» Written exercise
Write out exactly the lines that run from the line containing "Write the matplotlib code for this chart." through the line containing "plt.rcParams['font.family'] = ['Liberation"; both end lines belong to the answer.

» Supplied entries

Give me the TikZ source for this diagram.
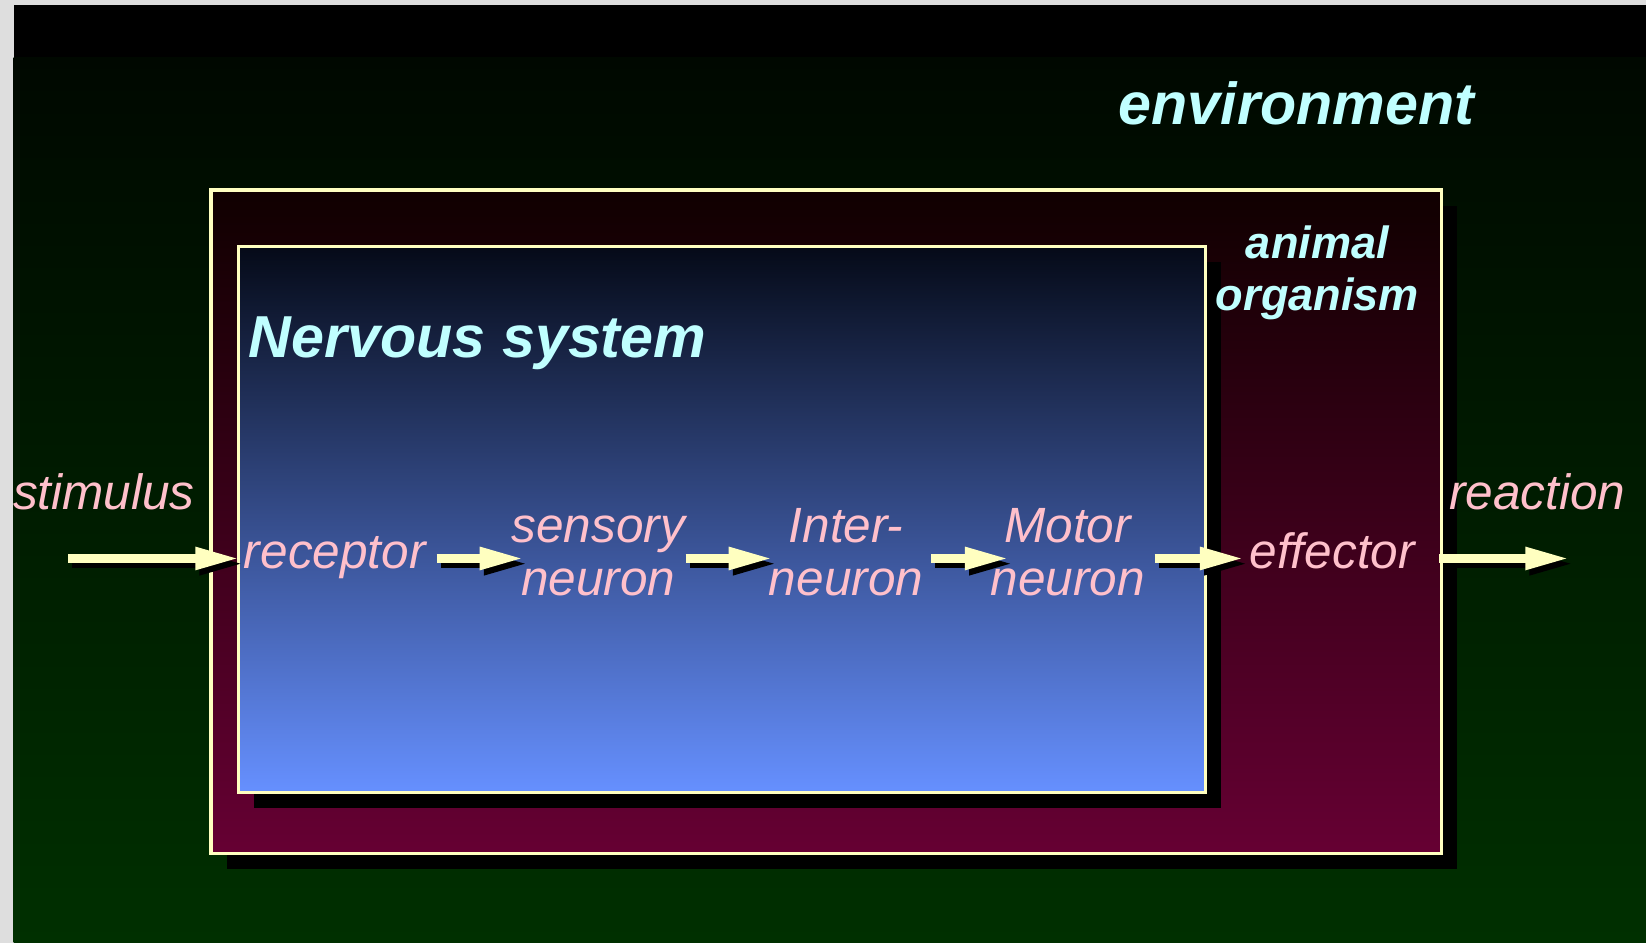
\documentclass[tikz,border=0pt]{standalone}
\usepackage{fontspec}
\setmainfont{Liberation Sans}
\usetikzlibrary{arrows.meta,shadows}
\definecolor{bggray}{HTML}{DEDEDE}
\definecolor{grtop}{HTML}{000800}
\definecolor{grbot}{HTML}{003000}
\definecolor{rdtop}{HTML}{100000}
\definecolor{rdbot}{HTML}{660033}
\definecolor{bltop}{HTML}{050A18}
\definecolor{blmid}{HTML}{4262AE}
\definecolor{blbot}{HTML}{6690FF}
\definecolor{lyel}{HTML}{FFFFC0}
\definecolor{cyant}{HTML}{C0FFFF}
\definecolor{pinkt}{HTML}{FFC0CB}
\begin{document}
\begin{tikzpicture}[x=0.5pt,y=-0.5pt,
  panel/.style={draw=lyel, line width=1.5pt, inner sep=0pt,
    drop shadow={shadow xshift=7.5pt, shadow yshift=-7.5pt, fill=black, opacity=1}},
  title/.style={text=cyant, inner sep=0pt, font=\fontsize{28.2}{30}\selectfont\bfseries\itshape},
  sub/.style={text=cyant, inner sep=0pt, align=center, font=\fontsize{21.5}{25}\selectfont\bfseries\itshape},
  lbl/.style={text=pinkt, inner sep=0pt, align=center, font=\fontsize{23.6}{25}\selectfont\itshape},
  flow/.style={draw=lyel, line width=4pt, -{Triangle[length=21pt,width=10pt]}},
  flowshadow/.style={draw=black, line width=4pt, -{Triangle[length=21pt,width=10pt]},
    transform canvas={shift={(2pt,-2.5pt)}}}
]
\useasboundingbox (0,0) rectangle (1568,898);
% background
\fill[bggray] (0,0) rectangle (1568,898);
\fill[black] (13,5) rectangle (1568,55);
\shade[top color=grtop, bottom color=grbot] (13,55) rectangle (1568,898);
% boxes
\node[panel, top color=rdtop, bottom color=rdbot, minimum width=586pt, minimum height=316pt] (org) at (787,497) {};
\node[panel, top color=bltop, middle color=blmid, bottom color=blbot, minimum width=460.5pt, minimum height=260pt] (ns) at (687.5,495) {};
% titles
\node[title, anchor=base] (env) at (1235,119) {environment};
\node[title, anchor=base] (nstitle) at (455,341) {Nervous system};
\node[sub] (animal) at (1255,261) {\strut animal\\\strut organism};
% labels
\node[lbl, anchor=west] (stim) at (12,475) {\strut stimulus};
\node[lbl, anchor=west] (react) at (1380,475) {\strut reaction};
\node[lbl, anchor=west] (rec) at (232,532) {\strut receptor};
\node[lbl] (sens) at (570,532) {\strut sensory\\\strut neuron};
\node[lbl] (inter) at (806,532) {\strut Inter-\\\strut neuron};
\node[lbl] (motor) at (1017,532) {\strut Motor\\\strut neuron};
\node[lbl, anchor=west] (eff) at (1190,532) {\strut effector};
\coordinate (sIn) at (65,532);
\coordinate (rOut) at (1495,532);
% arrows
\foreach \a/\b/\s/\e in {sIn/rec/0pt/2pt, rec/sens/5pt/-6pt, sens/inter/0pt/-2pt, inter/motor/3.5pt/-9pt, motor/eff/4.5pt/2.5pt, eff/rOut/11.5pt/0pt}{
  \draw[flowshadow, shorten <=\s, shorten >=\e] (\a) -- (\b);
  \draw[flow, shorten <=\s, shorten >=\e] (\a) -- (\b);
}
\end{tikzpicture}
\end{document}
==
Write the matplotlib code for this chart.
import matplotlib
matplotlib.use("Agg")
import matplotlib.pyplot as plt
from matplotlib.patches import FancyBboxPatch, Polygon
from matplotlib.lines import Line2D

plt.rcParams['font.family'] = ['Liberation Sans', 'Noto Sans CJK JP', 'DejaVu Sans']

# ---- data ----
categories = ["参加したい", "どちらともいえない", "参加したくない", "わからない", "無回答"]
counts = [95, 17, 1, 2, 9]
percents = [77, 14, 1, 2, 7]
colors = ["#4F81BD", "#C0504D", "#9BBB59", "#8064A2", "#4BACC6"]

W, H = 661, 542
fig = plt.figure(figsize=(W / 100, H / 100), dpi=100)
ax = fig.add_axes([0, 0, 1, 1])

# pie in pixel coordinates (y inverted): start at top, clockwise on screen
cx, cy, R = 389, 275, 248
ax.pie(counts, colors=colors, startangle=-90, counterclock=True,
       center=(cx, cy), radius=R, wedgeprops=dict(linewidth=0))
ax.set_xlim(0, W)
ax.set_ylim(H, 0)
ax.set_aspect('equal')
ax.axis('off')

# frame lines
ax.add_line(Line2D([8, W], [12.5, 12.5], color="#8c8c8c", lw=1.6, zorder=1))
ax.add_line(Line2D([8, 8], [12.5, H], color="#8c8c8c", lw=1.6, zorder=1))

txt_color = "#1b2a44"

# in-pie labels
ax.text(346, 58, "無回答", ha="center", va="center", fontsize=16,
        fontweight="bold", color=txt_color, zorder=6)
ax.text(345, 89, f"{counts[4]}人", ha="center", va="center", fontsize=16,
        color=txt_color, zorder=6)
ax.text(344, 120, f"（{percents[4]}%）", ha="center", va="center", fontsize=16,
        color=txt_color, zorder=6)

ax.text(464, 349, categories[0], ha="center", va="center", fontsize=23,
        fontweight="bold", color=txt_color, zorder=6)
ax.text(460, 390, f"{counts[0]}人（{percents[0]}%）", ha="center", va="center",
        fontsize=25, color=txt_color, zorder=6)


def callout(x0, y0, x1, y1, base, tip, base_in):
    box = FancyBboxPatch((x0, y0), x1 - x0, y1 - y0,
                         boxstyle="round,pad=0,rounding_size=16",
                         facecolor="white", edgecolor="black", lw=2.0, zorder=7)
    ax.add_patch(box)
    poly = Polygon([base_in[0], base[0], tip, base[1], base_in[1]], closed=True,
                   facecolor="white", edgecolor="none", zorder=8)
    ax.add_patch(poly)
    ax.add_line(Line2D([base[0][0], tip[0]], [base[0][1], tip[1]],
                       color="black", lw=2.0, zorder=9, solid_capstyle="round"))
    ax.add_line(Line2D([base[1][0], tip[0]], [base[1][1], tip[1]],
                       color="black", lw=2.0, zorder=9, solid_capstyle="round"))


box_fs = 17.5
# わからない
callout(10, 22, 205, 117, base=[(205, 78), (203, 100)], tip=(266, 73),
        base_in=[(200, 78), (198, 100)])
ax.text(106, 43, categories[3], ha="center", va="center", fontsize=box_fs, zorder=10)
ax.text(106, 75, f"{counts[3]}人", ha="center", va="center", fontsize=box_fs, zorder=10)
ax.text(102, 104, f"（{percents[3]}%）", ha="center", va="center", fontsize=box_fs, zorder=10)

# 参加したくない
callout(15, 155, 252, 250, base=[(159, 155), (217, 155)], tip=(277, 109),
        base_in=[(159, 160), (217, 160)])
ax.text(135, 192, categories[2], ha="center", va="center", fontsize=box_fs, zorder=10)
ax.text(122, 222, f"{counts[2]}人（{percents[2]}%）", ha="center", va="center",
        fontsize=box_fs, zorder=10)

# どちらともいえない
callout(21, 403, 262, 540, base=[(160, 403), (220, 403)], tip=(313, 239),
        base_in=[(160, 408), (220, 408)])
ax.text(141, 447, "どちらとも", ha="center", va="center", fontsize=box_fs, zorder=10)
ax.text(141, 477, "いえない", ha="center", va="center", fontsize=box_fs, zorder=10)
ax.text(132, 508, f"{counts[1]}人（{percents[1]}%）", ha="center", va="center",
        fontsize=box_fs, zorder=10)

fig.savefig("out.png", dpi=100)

» Answer for the task
Write the matplotlib code for this chart.
import matplotlib
matplotlib.use("Agg")
import matplotlib.pyplot as plt
from matplotlib.patches import FancyBboxPatch, Polygon
from matplotlib.lines import Line2D

plt.rcParams['font.family'] = ['Liberation Sans', 'Noto Sans CJK JP', 'DejaVu Sans']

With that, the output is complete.